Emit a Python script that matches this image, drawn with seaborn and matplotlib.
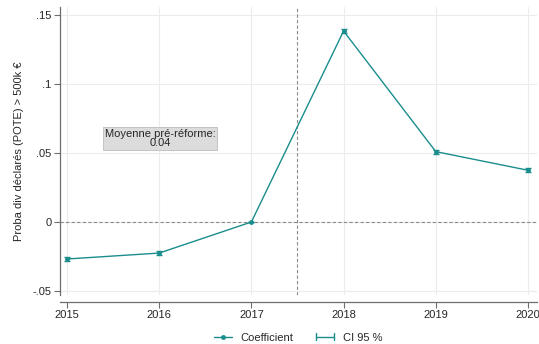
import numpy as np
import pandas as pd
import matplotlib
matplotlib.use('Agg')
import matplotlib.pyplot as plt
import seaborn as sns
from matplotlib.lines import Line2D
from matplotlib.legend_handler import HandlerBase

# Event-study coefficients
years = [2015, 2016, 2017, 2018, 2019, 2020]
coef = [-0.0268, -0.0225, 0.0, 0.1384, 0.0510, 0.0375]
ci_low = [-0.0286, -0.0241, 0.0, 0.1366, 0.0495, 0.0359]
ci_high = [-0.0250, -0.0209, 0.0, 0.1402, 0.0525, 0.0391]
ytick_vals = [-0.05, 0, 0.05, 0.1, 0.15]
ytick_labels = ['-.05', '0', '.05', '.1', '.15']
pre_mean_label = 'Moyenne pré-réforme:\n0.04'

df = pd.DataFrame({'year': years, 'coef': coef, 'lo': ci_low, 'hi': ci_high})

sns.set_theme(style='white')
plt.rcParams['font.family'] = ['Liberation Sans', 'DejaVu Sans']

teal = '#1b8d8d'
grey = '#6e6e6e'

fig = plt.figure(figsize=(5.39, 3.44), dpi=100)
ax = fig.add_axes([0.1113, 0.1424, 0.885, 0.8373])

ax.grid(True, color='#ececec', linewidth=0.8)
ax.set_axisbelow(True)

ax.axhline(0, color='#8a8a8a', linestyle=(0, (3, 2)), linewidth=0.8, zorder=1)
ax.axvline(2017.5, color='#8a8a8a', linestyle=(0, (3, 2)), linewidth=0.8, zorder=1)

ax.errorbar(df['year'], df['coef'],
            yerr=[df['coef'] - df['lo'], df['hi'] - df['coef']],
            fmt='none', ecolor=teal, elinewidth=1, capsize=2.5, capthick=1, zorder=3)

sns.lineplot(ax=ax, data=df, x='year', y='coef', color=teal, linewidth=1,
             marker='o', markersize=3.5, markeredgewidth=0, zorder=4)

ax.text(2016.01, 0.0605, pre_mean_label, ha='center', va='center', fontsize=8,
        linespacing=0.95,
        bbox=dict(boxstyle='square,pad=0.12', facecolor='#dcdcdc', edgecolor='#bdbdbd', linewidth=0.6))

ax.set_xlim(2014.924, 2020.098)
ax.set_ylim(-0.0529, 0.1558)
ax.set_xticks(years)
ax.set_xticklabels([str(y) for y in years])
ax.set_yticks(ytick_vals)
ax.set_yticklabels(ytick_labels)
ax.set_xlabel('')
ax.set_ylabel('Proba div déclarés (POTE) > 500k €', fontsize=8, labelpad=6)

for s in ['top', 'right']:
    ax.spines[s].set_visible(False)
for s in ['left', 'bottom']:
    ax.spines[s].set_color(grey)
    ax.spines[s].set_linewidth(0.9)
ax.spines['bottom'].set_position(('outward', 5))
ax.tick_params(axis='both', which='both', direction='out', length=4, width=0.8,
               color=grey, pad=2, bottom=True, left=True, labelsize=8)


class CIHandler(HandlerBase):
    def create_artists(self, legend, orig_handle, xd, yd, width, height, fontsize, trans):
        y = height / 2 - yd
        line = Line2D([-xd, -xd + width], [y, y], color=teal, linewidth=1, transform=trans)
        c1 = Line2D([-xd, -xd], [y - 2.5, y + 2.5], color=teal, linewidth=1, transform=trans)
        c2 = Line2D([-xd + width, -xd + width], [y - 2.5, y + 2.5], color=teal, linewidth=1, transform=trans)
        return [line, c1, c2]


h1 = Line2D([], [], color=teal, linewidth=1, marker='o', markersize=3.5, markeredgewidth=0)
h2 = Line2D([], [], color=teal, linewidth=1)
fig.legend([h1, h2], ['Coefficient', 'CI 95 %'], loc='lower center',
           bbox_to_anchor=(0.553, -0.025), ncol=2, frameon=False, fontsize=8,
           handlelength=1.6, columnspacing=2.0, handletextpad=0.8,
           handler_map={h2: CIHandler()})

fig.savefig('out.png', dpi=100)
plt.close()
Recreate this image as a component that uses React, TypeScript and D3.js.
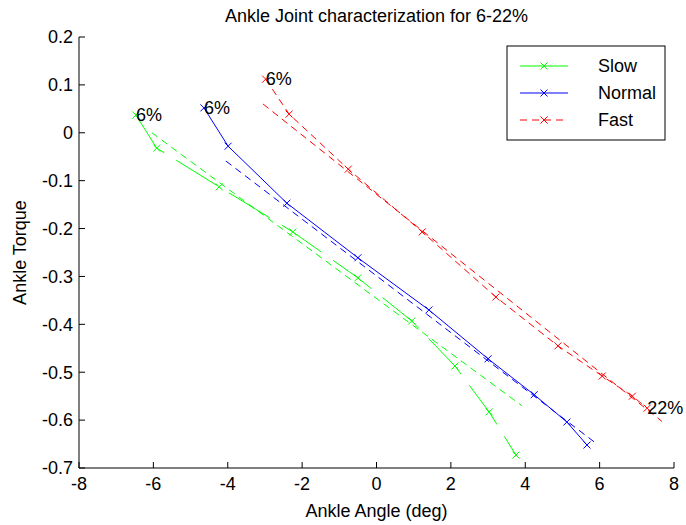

-----

> EXERCISE INSTRUCTIONS
Omitting all pictures, restate exactly the lines of the material from its start through the line that contains "from matplotlib.legend_handler import".

> OUTPUT
Emit a Python script that matches this image, drawn with seaborn and matplotlib.
import numpy as np
import pandas as pd
import matplotlib
matplotlib.use('Agg')
import matplotlib.pyplot as plt
import seaborn as sns
from matplotlib.lines import Line2D
from matplotlib.legend_handler import HandlerBase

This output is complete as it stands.